Lawn of Displacement is a participatory performative act which was done in respond to the Palestinian poet and author Mourid Barghouti’s I Saw Ramallah. In his book Barghouti remembers a time when he was a student of literature at a university in Cairo In 1967. When he heard that a war had broken out between Israel and other Arab countries Barghouti writes:

 ‘‘Until this day I do not know why with my arm I drew a wide arc in the air and, aiming at the trunk of that palm tree, hurled the bottle of ink with all my strength so in that midnight-blue collision it burst into fragments of glass that settled on the lawn.’
Mourid Barghouti, I Saw Ramallah, Bloomsbury, 2004, p. 2.
In interpreting his action through this performative act I wanted to get closer to the narrator’s feelings, as well as other people who have been displaced from their homeland.

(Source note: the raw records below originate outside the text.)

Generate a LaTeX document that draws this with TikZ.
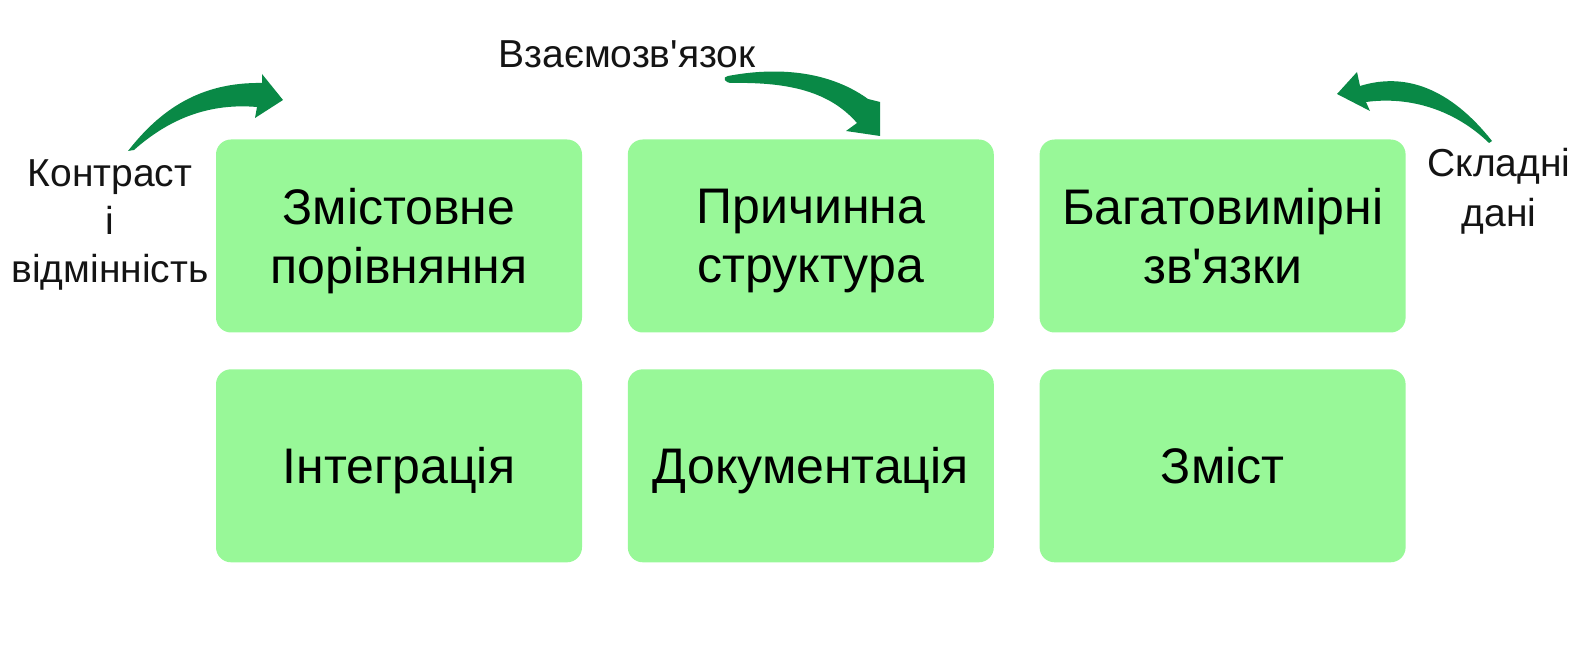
\documentclass[tikz,border=0pt]{standalone}
\usepackage{fontspec}
\setmainfont{Liberation Sans}[Ligatures=TeXOff]
\usetikzlibrary{positioning}
\definecolor{boxgreen}{RGB}{152,248,152}
\definecolor{arrowgreen}{RGB}{9,137,70}
\definecolor{labelgray}{RGB}{20,20,20}
\newcommand{\widthbox}{183pt}
\newcommand{\heightbox}{96.5pt}
\newcommand{\gapcol}{22.5pt}
\newcommand{\gaprow}{18pt}
\tikzset{
    box/.style={fill=boxgreen, rounded corners=7.5pt, minimum width=\widthbox, minimum height=\heightbox,
        align=center, inner sep=0pt, text depth=0pt, font=\fontsize{25}{29.5}\selectfont},
    side/.style={align=center, inner sep=0pt, text=labelgray, font=\fontsize{19.5}{24}\selectfont},
    curvearrow/.style={fill=arrowgreen, draw=none}
}
\begin{document}
\begin{tikzpicture}[x=0.5pt, y=-0.5pt]
    \useasboundingbox (0,0) rectangle (1588,672);

    % top row
    \node[box] (meaning) at (399,236) {Змістовне\\порівняння};
    \node[box, right=\gapcol of meaning] (cause) {Причинна\\структура};
    \node[box, right=\gapcol of cause] (multi) {Багатовимірні\\зв'язки};
    % bottom row
    \node[box, below=\gaprow of meaning] (integr) {Інтеграція};
    \node[box, below=\gaprow of cause] (docs) {Документація};
    \node[box, below=\gaprow of multi] (content) {Зміст};

    % side labels
    \node[side] (contrast) at (110,225) {Контраст\\і\\відмінність};
    \node[side] (relation) at (627,54) {Взаємозв'язок};
    \node[side, font=\fontsize{19.5}{25}\selectfont] (complex) at (1499,191) {Складні\\дані};

    % bent arrows
    \path[curvearrow] (128,151) .. controls (160,110) and (200,82) .. (262,83)
        -- (262,74) -- (283,100) -- (255,118) -- (257,107)
        .. controls (210,103) and (170,118) .. (134,150) -- cycle;
    \path[curvearrow] (728,76) .. controls (770,68) and (825,68) .. (868,99)
        -- (880,102) -- (880,136) -- (846,131) -- (857,123)
        .. controls (830,92) and (790,82) .. (732,83)
        .. controls (724,83) and (722,77) .. (728,76) -- cycle;
    \path[curvearrow] (1492,141) .. controls (1450,88) and (1405,72) .. (1360,86)
        -- (1357,72) -- (1337,94) -- (1370,111) -- (1366,102)
        .. controls (1410,96) and (1455,110) .. (1489,143) -- cycle;
\end{tikzpicture}
\end{document}
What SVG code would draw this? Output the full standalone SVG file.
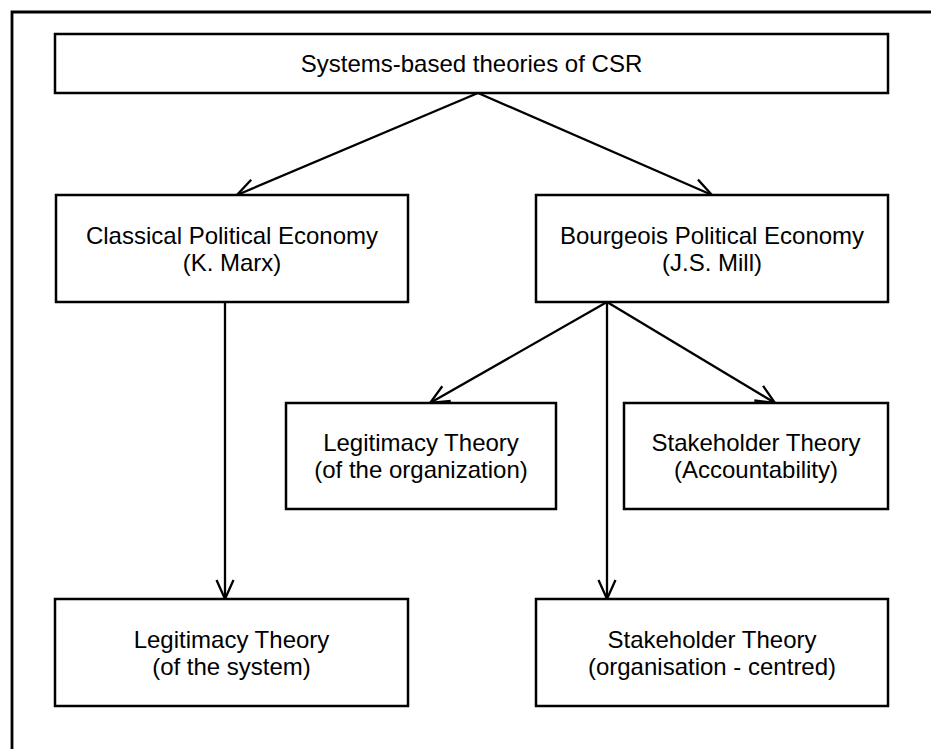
<svg xmlns="http://www.w3.org/2000/svg" width="931" height="749" viewBox="0 0 931 749">
<style>
.box{fill:#fff;stroke:#000;stroke-width:2.5}
.t{font-family:"Liberation Sans",Arial,sans-serif;font-size:24px;fill:#000;text-anchor:middle}
.c{stroke:#000;stroke-width:2.3;fill:none;marker-end:url(#ah)}
</style>
<defs>
<marker id="ah" markerUnits="userSpaceOnUse" viewBox="-20 -12 24 24" markerWidth="24" markerHeight="24" refX="0" refY="0" orient="auto" overflow="visible">
<path d="M-19,-8.5 L0,0 L-19,8.5" fill="none" stroke="#000" stroke-width="2.3"/>
</marker>
</defs>
<rect width="931" height="749" fill="#fff"/>
<path d="M12,749 L12,12 L931,12" fill="none" stroke="#000" stroke-width="2.8"/>
<g id="connectors">
<line class="c" x1="478" y1="93" x2="237" y2="195"/>
<line class="c" x1="478" y1="93" x2="712" y2="195"/>
<line class="c" x1="607" y1="302" x2="430" y2="403"/>
<line class="c" x1="607" y1="302" x2="775" y2="403"/>
<line class="c" x1="607" y1="302" x2="607" y2="599"/>
<line class="c" x1="225" y1="302" x2="225" y2="599"/>
</g>
<g id="n-systems">
<rect class="box" x="55" y="34" width="833" height="59"/>
<text class="t" x="471.5" y="72">Systems-based theories of CSR</text>
</g>
<g id="n-classical">
<rect class="box" x="56" y="195" width="352" height="107"/>
<text class="t" x="232" y="243.5">Classical Political Economy</text>
<text class="t" x="232" y="270.5">(K. Marx)</text>
</g>
<g id="n-bourgeois">
<rect class="box" x="536" y="195" width="352" height="107"/>
<text class="t" x="712" y="243.5">Bourgeois Political Economy</text>
<text class="t" x="712" y="270.5">(J.S. Mill)</text>
</g>
<g id="n-legit-org">
<rect class="box" x="286" y="403" width="270" height="106"/>
<text class="t" x="421" y="451">Legitimacy Theory</text>
<text class="t" x="421" y="478">(of the organization)</text>
</g>
<g id="n-stake-acc">
<rect class="box" x="624" y="403" width="264" height="106"/>
<text class="t" x="756" y="451">Stakeholder Theory</text>
<text class="t" x="756" y="478">(Accountability)</text>
</g>
<g id="n-legit-sys">
<rect class="box" x="55" y="599" width="353" height="107"/>
<text class="t" x="231.5" y="647.5">Legitimacy Theory</text>
<text class="t" x="231.5" y="674.5">(of the system)</text>
</g>
<g id="n-stake-org">
<rect class="box" x="536" y="599" width="352" height="107"/>
<text class="t" x="712" y="647.5">Stakeholder Theory</text>
<text class="t" x="712" y="674.5">(organisation - centred)</text>
</g>
</svg>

Vigil – ‘(noun) 1. Night watch. A period spent in doing something through the night, e.g. watching, guarding, or praying.’ From: Encarta Dictionary (on-line).
Lawn of Displacement was part of Space for Peace, a vigil organised by Winchester University’s Professor June Boyce-Tillman at Winchester Cathedral on 26th January 2012.

Sunday, 18 March 2012

Donald Schön termed knowing-in-action, reflection-in-action, reflection-on-action and practicum. ‘Knowing-in-action’ is ‘the implicit knowledge that underpins and accompanies action, the characteristic mode of ordinary practical knowledge.’[1] This methodology includes Schön’s conception of the practicum, as a place which enables a synthesis between theory and practice. Referring to Schön’s definition of practicum, ima asks: ‘what is this place? Is it located in a building, as a studio or laboratory? Or is it a group of locations?’ ima’s practicum is in plural, not confined to one place but in fact open to many places, spaces and times.
Data collection, as well as processing was done both at the studio and in the real world: home, friends’ houses, Tesco car-park, during visits to Israel, family holidays at various other places, exhibitions etc, in short, at every place or time that the everyday provides.

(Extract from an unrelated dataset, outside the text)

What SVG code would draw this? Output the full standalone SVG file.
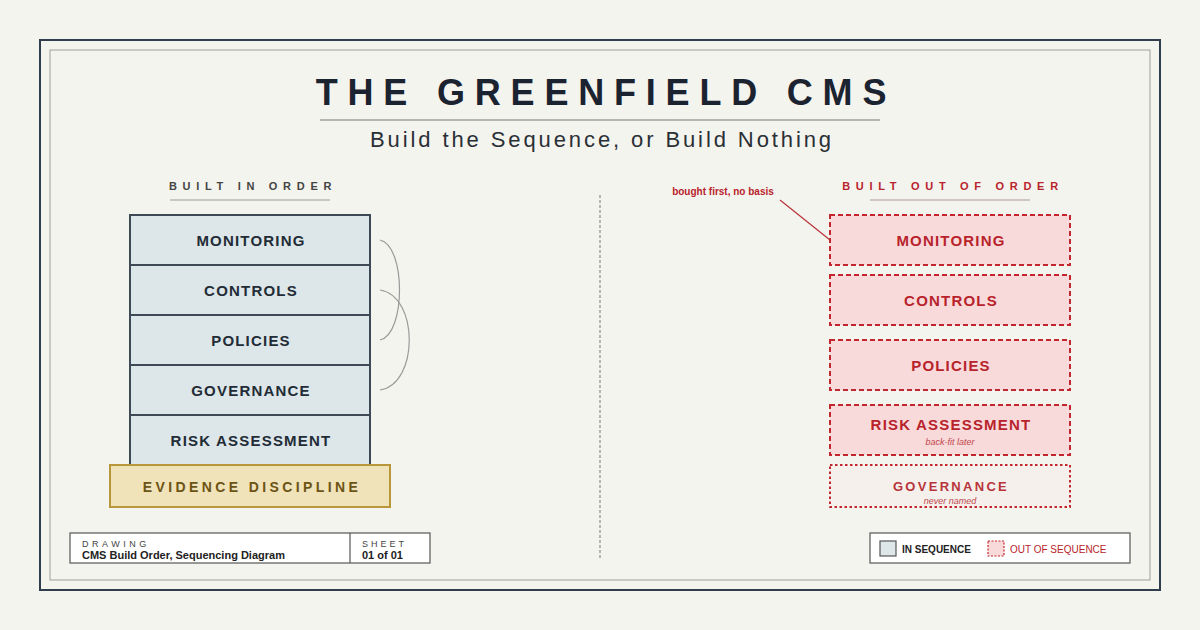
<svg xmlns="http://www.w3.org/2000/svg" width="1200" height="630" viewBox="0 0 1200 630">
<defs>
<style>
text{font-family:"Liberation Sans",Arial,sans-serif;}
.lbl{font-size:15px;font-weight:bold;letter-spacing:1.2px;text-anchor:middle;fill:#222c36;}
.rlbl{font-size:15px;font-weight:bold;letter-spacing:1.2px;text-anchor:middle;fill:#b8232b;}
.stack{fill:#dde6e8;stroke:#3d4a55;stroke-width:2;}
.oo{fill:#f8dadb;stroke:#c3262e;stroke-width:2;stroke-dasharray:5 3;}
.note{font-size:9px;font-style:italic;text-anchor:middle;fill:#c0464c;}
.sect{font-size:11px;font-weight:bold;letter-spacing:5.7px;text-anchor:middle;}
.arc{fill:none;stroke:#9a9a9a;stroke-width:1.2;}
</style>
</defs>
<rect x="0" y="0" width="1200" height="630" fill="#f4f4ee"/>
<rect x="40" y="40" width="1120" height="550" fill="none" stroke="#2f3d4c" stroke-width="2"/>
<rect x="50" y="50" width="1100" height="530" fill="none" stroke="#a0a09a" stroke-width="1"/>

<g id="title">
<text x="606" y="105" text-anchor="middle" font-size="36" font-weight="bold" letter-spacing="9.8" fill="#1b2330">THE GREENFIELD CMS</text>
<line x1="320" y1="120" x2="880" y2="120" stroke="#777" stroke-width="1.2"/>
<text x="602" y="147" text-anchor="middle" font-size="22" letter-spacing="2.9" fill="#2a2f36">Build the Sequence, or Build Nothing</text>
</g>

<g id="left-heading">
<text class="sect" x="253" y="190" fill="#444">BUILT IN ORDER</text>
<line x1="170" y1="200" x2="330" y2="200" stroke="#999" stroke-width="1.2"/>
</g>

<g id="left-monitoring"><rect class="stack" x="130" y="215" width="240" height="50"/><text class="lbl" x="251" y="246">MONITORING</text></g>
<g id="left-controls"><rect class="stack" x="130" y="265" width="240" height="50"/><text class="lbl" x="251" y="296">CONTROLS</text></g>
<g id="left-policies"><rect class="stack" x="130" y="315" width="240" height="50"/><text class="lbl" x="251" y="346">POLICIES</text></g>
<g id="left-governance"><rect class="stack" x="130" y="365" width="240" height="50"/><text class="lbl" x="251" y="396">GOVERNANCE</text></g>
<g id="left-risk"><rect class="stack" x="130" y="415" width="240" height="50"/><text class="lbl" x="251" y="446">RISK ASSESSMENT</text></g>
<g id="left-evidence"><rect x="110" y="465" width="280" height="42" fill="#f0e2b9" stroke="#b8963a" stroke-width="2"/><text x="252" y="492" text-anchor="middle" font-size="14" font-weight="bold" letter-spacing="3.4" fill="#6b5414">EVIDENCE DISCIPLINE</text></g>

<g id="connectors">
<path class="arc" d="M380,240 C406,246 406,334 380,340"/>
<path class="arc" d="M380,290 C419,296 419,384 380,390"/>
<line x1="600" y1="195" x2="600" y2="560" stroke="#8a8a8a" stroke-width="1.2" stroke-dasharray="3 2"/>
<line x1="780" y1="200" x2="830" y2="240" stroke="#b8343a" stroke-width="1.2"/>
</g>

<g id="right-heading">
<text class="sect" x="953" y="190" fill="#b8232b" letter-spacing="6.9">BUILT OUT OF ORDER</text>
<line x1="870" y1="200" x2="1030" y2="200" stroke="#a89a9a" stroke-width="1.2"/>
</g>

<g id="annotation"><text x="723" y="195" text-anchor="middle" font-size="10" font-weight="bold" fill="#b8232b">bought first, no basis</text></g>

<g id="right-monitoring"><rect class="oo" x="830" y="215" width="240" height="50"/><text class="rlbl" x="951" y="246">MONITORING</text></g>
<g id="right-controls"><rect class="oo" x="830" y="275" width="240" height="50"/><text class="rlbl" x="951" y="306">CONTROLS</text></g>
<g id="right-policies"><rect class="oo" x="830" y="340" width="240" height="50"/><text class="rlbl" x="951" y="371">POLICIES</text></g>
<g id="right-risk"><rect class="oo" x="830" y="405" width="240" height="50"/><text class="rlbl" x="951" y="430">RISK ASSESSMENT</text><text class="note" x="950" y="445">back-fit later</text></g>
<g id="right-governance"><rect x="830" y="465" width="240" height="42" fill="#f5f0ec" stroke="#c3262e" stroke-width="2" stroke-dasharray="2.5 2.5"/><text x="951" y="491" text-anchor="middle" font-size="13" font-weight="bold" letter-spacing="2.3" fill="#b8343a">GOVERNANCE</text><text class="note" x="950" y="504">never named</text></g>

<g id="title-block">
<rect x="70" y="533" width="360" height="30" fill="#ffffff" stroke="#555" stroke-width="1.2"/>
<line x1="350" y1="533" x2="350" y2="563" stroke="#555" stroke-width="1.2"/>
<text x="82" y="547" font-size="9" letter-spacing="3.5" fill="#444">DRAWING</text>
<text x="82" y="559" font-size="11" font-weight="bold" fill="#222">CMS Build Order, Sequencing Diagram</text>
<text x="362" y="547" font-size="9" letter-spacing="3" fill="#444">SHEET</text>
<text x="362" y="559" font-size="11" font-weight="bold" fill="#222">01 of 01</text>
</g>

<g id="legend">
<rect x="870" y="533" width="260" height="30" fill="#ffffff" stroke="#555" stroke-width="1.2"/>
<rect x="880" y="541" width="16" height="15" fill="#dde6e8" stroke="#555" stroke-width="1.2"/>
<text x="902" y="553" font-size="10" font-weight="bold" fill="#222">IN SEQUENCE</text>
<rect x="988" y="541" width="16" height="15" fill="#f8dadb" stroke="#c3262e" stroke-width="1.2" stroke-dasharray="2 1.5"/>
<text x="1010" y="553" font-size="10" fill="#b8232b">OUT OF SEQUENCE</text>
</g>
</svg>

[1] Bairbre Redmond, Reflection in Action, Developing Reflective Practice in Health and Social Services, Ashgate Publishing Company, Aldershot, Hampshire, 2006, p. 36.

Friday, 16 March 2012

Research in Action methodology has been used in order to find answers to the research question and the questions which followed as the research evolved. A systematic approach has been implemented from the outset of the research. This included a daily studio practice, development of methods of inquiry, data collection, analysis and processing. Tacit knowledge has been re-visited through a variety of methods, primarily performative acts performed by a persona called ima.

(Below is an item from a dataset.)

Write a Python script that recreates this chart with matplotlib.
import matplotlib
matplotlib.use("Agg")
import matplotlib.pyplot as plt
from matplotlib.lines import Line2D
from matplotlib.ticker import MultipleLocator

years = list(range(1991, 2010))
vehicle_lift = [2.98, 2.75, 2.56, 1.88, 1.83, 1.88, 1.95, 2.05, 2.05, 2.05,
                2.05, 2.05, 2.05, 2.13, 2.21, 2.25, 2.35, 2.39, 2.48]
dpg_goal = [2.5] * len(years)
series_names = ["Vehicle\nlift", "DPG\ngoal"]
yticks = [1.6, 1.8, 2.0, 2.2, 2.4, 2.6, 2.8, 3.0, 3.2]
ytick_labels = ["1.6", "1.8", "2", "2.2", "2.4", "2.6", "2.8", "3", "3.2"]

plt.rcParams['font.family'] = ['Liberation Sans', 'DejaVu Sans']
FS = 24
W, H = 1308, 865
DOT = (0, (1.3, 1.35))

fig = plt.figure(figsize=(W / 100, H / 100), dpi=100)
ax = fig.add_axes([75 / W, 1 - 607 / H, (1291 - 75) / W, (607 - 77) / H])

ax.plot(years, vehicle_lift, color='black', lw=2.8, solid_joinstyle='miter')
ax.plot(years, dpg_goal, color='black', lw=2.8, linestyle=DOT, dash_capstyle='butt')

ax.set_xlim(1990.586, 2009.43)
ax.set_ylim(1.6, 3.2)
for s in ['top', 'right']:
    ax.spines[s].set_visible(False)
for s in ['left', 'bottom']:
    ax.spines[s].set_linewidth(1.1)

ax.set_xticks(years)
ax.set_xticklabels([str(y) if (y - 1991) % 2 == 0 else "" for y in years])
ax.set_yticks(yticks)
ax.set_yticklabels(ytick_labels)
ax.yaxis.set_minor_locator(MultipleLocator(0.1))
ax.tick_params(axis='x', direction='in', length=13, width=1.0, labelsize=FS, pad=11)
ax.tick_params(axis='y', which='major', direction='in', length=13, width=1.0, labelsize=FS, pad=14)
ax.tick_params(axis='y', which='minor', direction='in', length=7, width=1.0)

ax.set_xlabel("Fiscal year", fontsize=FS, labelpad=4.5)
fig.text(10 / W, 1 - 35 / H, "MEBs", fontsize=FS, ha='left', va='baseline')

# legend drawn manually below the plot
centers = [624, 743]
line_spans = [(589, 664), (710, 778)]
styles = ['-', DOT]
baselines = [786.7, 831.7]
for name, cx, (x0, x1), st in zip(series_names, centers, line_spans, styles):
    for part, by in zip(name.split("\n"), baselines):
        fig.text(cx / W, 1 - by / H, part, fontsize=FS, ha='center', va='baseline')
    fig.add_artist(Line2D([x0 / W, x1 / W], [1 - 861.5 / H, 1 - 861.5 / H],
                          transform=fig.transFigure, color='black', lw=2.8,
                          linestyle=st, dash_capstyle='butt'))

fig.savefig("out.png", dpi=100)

ima is derived from invisible mother-artist and the word mother in Hebrew, my language of origin. This method was used in order to deconstruct the cultural constructs Motherhood and artist, as well as Kibbutz childhood. Invisibility refers to a sense of disappearance that prevailed in my experience, both in the Kibbutz childhood and the maternal. ima is informed by the writings of Clarisa Pinkola Estes’ Women Who Run With the Wolves, 1998, which explores and analyses women’s psyche, supported by a Jungian psychoanalysis. A method of writing diaries in the stream of consciousness has been deployed as a strategy to enable a way into my own unconscious.